Ketika Rama Paroki menawarkan supaya umat paroki bisa mengikuti Misa secara live-streaming, beberapa orang membalas lewat WhatsApps dengan mengatakan: “Rama, kami sudah Misa bersama Bapa Uskup”. Yang lain mengabarkan: “Kami biasa ikut Misa dari Katedral”. Bahkan ada yang bercerita bahwa ia terbiasa merayakan Misa di hari Minggu agak larut malam. Rupa-rupanya, sebelum Misa, dia mencari beberapa rekaman Misa di Youtube: panjang misa, siapa yang memimpin, khotbahnya seperti apa; diseleksi dahulu baru dipilihlah sebuah ‘rekaman’ Misa sesuai dengan selera.
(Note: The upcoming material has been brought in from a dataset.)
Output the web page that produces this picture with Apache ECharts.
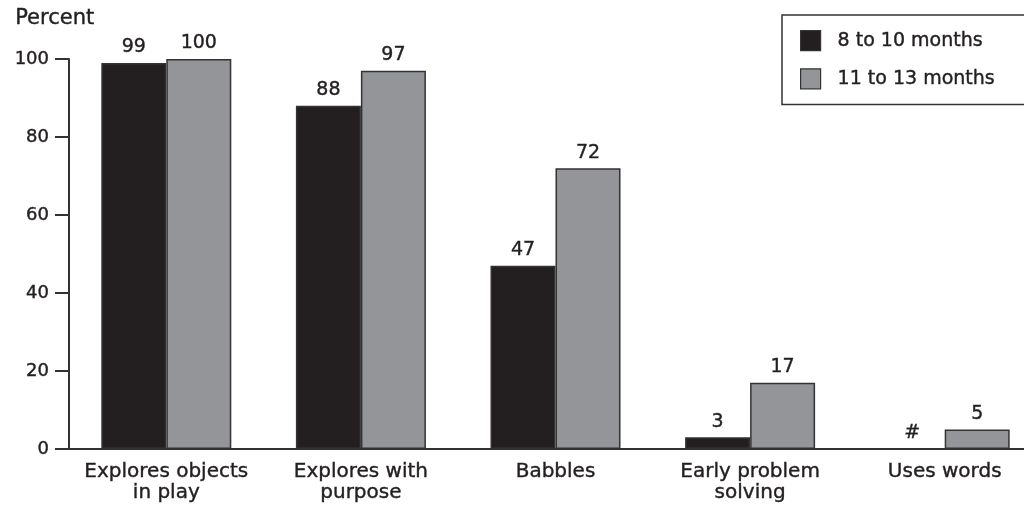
<!DOCTYPE html>
<html>
<head>
<meta charset="utf-8">
<script src="https://cdn.jsdelivr.net/npm/echarts@6/dist/echarts.min.js"></script>
<style>
  html, body { margin: 0; padding: 0; background: #ffffff; }
  #chart { width: 1024px; height: 505px; }
</style>
</head>
<body>
<div id="chart"></div>
<script>
// Share of infants showing each cognitive skill, by age group
const categories = ['Explores objects\nin play', 'Explores with\npurpose', 'Babbles', 'Early problem\nsolving', 'Uses words'];
const seriesNames = ['8 to 10 months', '11 to 13 months'];
// null = reporting standards not met (shown as "#")
const younger = [99, 88, 47, 3, null];
const older = [100, 97, 72, 17, 5];
const yTicks = [0, 20, 40, 60, 80, 100];

const FONT = '"DejaVu Sans", sans-serif';
const TEXT = '#231f20';
const EDGE = '#333333';
// a hairline outline gives the text a slightly heavier stroke
const HEAVY = { textBorderColor: TEXT, textBorderWidth: 0.4 };

const chart = echarts.init(document.getElementById('chart'));

function barData(values) {
  return values.map(v => {
    if (v === null) {
      return {
        value: 0,
        itemStyle: { borderWidth: 0, opacity: 0 },
        label: { formatter: '#', opacity: 1 }
      };
    }
    return v;
  });
}

const labelStyle = Object.assign({
  show: true,
  position: 'top',
  distance: 6,
  fontFamily: FONT,
  fontSize: 19,
  color: TEXT
}, HEAVY);

chart.setOption({
  animation: false,
  backgroundColor: '#ffffff',
  textStyle: { fontFamily: FONT },
  graphic: [{
    type: 'text',
    left: 15,
    top: 8,
    style: Object.assign({ text: 'Percent', fontFamily: FONT, fontSize: 21, fill: TEXT, stroke: TEXT, lineWidth: 0.4 })
  }],
  legend: {
    data: seriesNames,
    orient: 'vertical',
    left: 782,
    top: 15,
    padding: [15, 30, 15, 18],
    itemWidth: 20,
    itemHeight: 20,
    itemGap: 17,
    borderColor: EDGE,
    borderWidth: 1.5,
    icon: 'rect',
    textStyle: Object.assign({ fontFamily: FONT, fontSize: 19, color: TEXT, padding: [0, 0, 0, 12] }, HEAVY),
    itemStyle: { borderColor: EDGE, borderWidth: 1.2 }
  },
  grid: { left: 69, width: 973, top: 59, bottom: 56, outerBoundsMode: 'none' },
  xAxis: {
    type: 'category',
    data: categories,
    axisLine: { show: true, lineStyle: { color: EDGE, width: 2 } },
    axisTick: { show: false },
    axisLabel: Object.assign({
      fontFamily: FONT,
      fontSize: 20,
      color: TEXT,
      margin: 12,
      lineHeight: 21,
      interval: 0
    }, HEAVY)
  },
  yAxis: {
    type: 'value',
    min: yTicks[0],
    max: yTicks[yTicks.length - 1],
    interval: 20,
    splitLine: { show: false },
    axisLine: { show: true, lineStyle: { color: EDGE, width: 2 } },
    axisTick: { show: true, length: 14, lineStyle: { color: EDGE, width: 2 } },
    axisLabel: Object.assign({
      fontFamily: FONT,
      fontSize: 18,
      color: TEXT,
      margin: 20
    }, HEAVY)
  },
  series: [
    {
      name: seriesNames[0],
      type: 'bar',
      data: barData(younger),
      barWidth: 65,
      barGap: '0%',
      itemStyle: { color: '#231f20', borderColor: EDGE, borderWidth: 1.5 },
      label: labelStyle
    },
    {
      name: seriesNames[1],
      type: 'bar',
      data: barData(older),
      barWidth: 65,
      barGap: '0%',
      itemStyle: { color: '#939598', borderColor: EDGE, borderWidth: 1.5 },
      label: labelStyle
    }
  ]
});
</script>
</body>
</html>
Ada juga yang tanpa sungkan menceritakan, supaya Misanya tidak berkepanjangan, dia men-skip beberapa bagian, misalnya lagu, pengumuman, doa tambahan setelah Komuni, dan sebagainya.
Rupa-rupanya ada banyak ketidakjelasan dalam memaknai Misa live-streaming. Pertama, harus dinyatakan bahwa Misa yang ‘sesungguhnya’ adalah Misa dalam kebersamaan tatap muka. Maka Misa live-streaming dilakukan oleh Gereja karena keadaan normal tidak mungkin dilakukan, sehingga ‘terpaksa’ dilakukan dengan cara live-streaming. Jadi keadaannya darurat, emergency, terpaksa. Hal ini dinyatakan oleh Bapa Suci Fransiskus. Namun demikian, Misa ini bukannya tidak bernilai. Sebaliknya, tetaplah sangat bernilai sekalipun kita menerima Sakramen Mahakudus secara batin.
Dalam konteks itu, sewajarnya setiap pribadi beriman mengikuti perayaan dengan konsentrasi yang lebih penuh, dengan kesungguhan hati yang semakin bulat, dengan niat yang lebih baik. Untuk itu, baik jika ketika mengikuti Misa live-streaming kita menentukan waktu dan gereja mana yang
akan kita ‘datangi’, dengan mempertimbangkan sungguh-sungguh paroki kita sendiri, sebab Keuskupan kita memilih reksa pastoral teritori, dan bukan kategori. Bijaksanalah untuk menyiapkan semacam altar, tidak ‘nyambi’ (sambil melakukan sesuatu), atau dalam Misa berpindah-pindah kanal. Ikuti satu, terutama paroki kita, dan setia dari awal sampai akhir.